TITLE:
Discovering the Best Choice for Spline’s Knots and Intervals Using Order of Polynomial Regression Model
AUTHORS:
Farag Hamad, Najiah Younus, Mohamed Jaber
KEYWORDS:
Nonlinear Regression, Splines, Polynomial, Cross-Validation, Akaike Information & Bayesian Information Criterion
JOURNAL NAME:
Open Journal of Statistics,
Vol.14 No.6,
December
20,
2024
ABSTRACT: In this work, we seek the relationship between the order of the polynomial model and the number of knots and intervals that we need to fit the splines regression model. Regression models (polynomial and spline regression models) are presented and discussed in detail in order to discover the relation. Intrinsically, both models are dependent on the linear regression model. Spline is designed to draw curves to balance the goodness of fit and minimize the mean square error of the regression model. In the splines model, the curve at any point depends only on the observations at that point and some specified neighboring points. Using the boundaries of the intervals of the splines, we fit a smooth cubic interpolation function that goes through (n + 1) data points. On the other hand, polynomial regression is a useful technique when the pattern of the data indicates a nonlinear relationship between the dependent and independent variables.
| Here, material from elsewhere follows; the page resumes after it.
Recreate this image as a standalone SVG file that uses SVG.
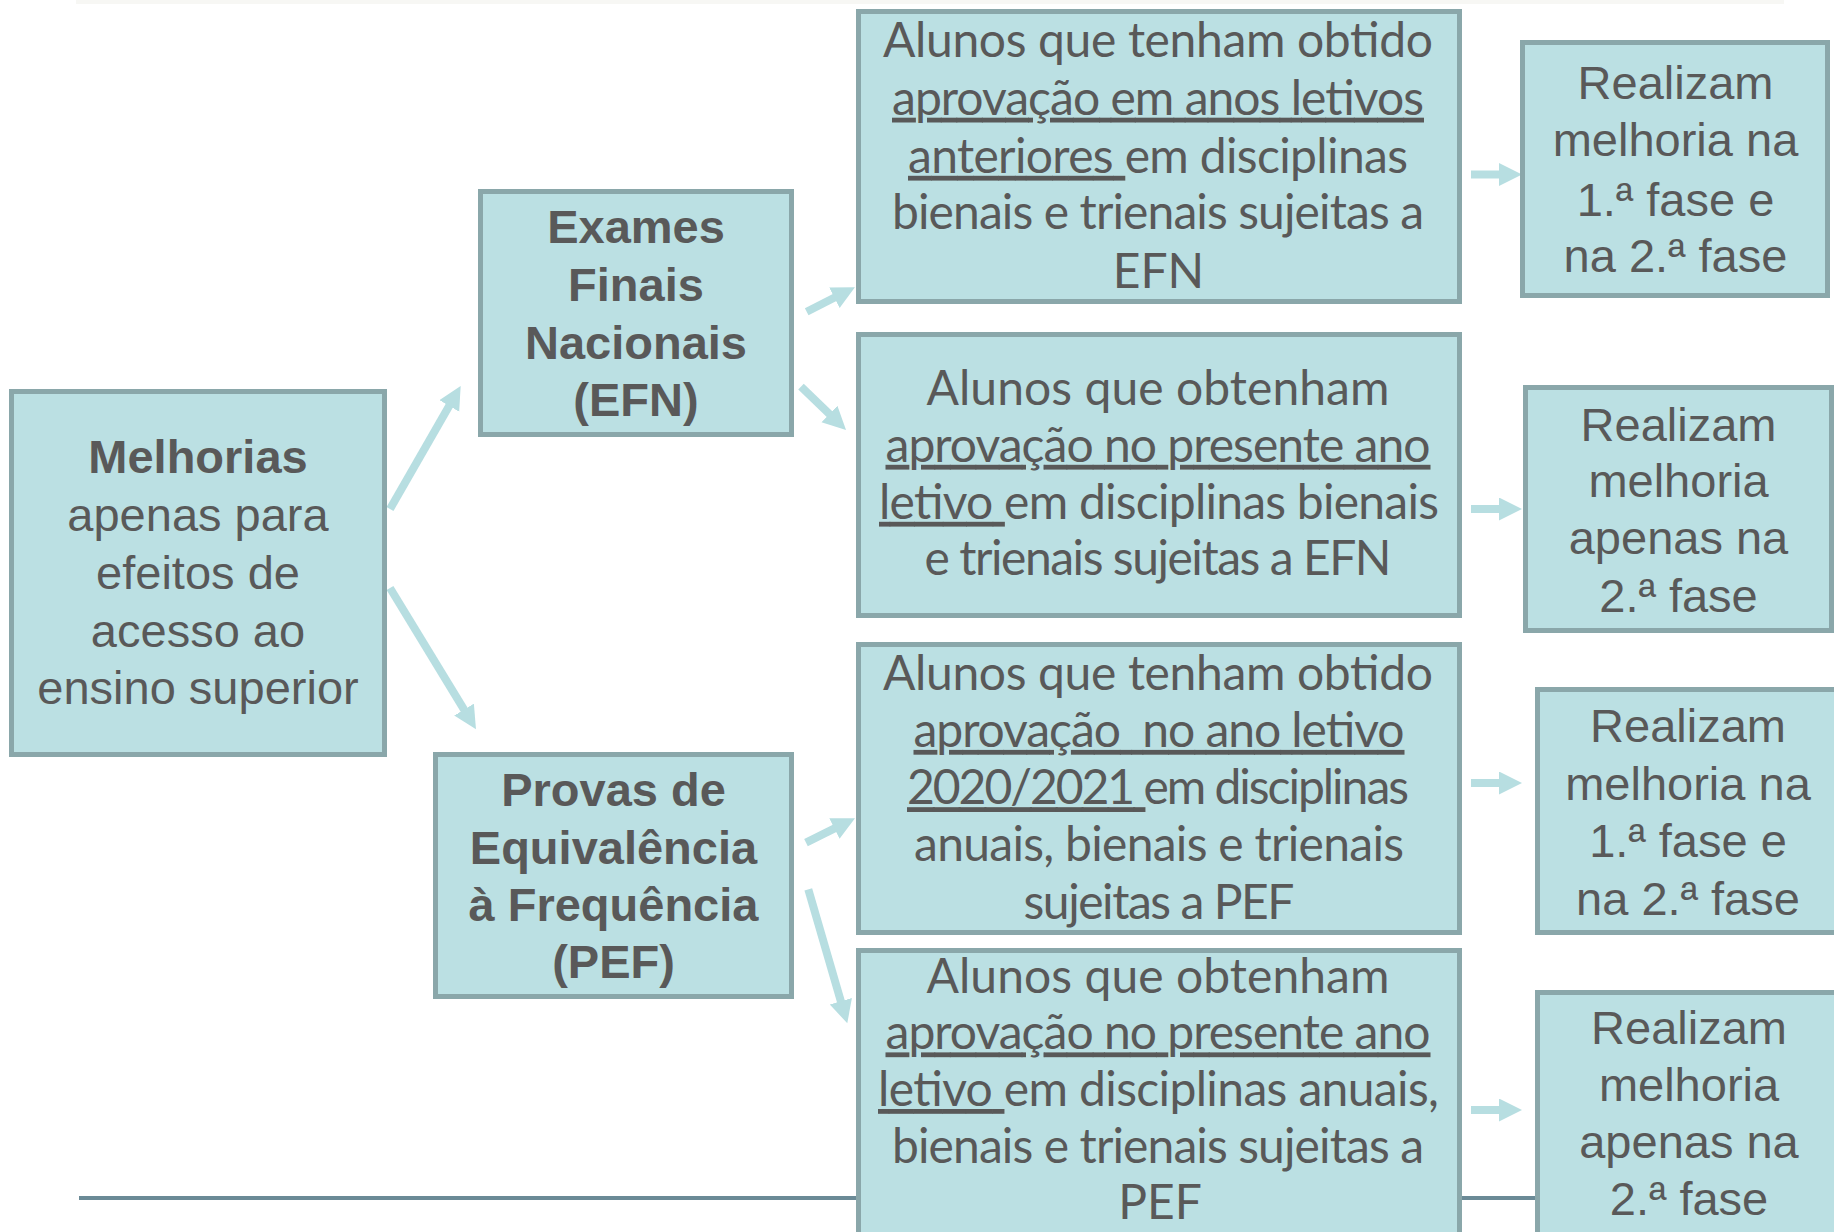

Moreover, higher-degree polynomials can capture more intricate patterns, but it can also lead to overfitting. A simulation study is implemented to illustrate the performance of splines and spline segments based on the degree of the polynomial model. For each model, we compute the Akaike Information Criterion (AIC) and Bayesian Information Criterion (BIC) to compare the optimal polynomial order for fitting the data with the number of knots and intervals for the splines model. Both AIC and BIC can help to identify the model that best balances fit and complexity, aiming to prevent overfitting by penalizing the use of excessive parameters. We compare the results that we got from applying the polynomial regression model with the splines model results in terms of point estimates, the mean sum of squared errors, and the fitted regression line. We can say that order five of the polynomial model may be used to estimate splines with five segments.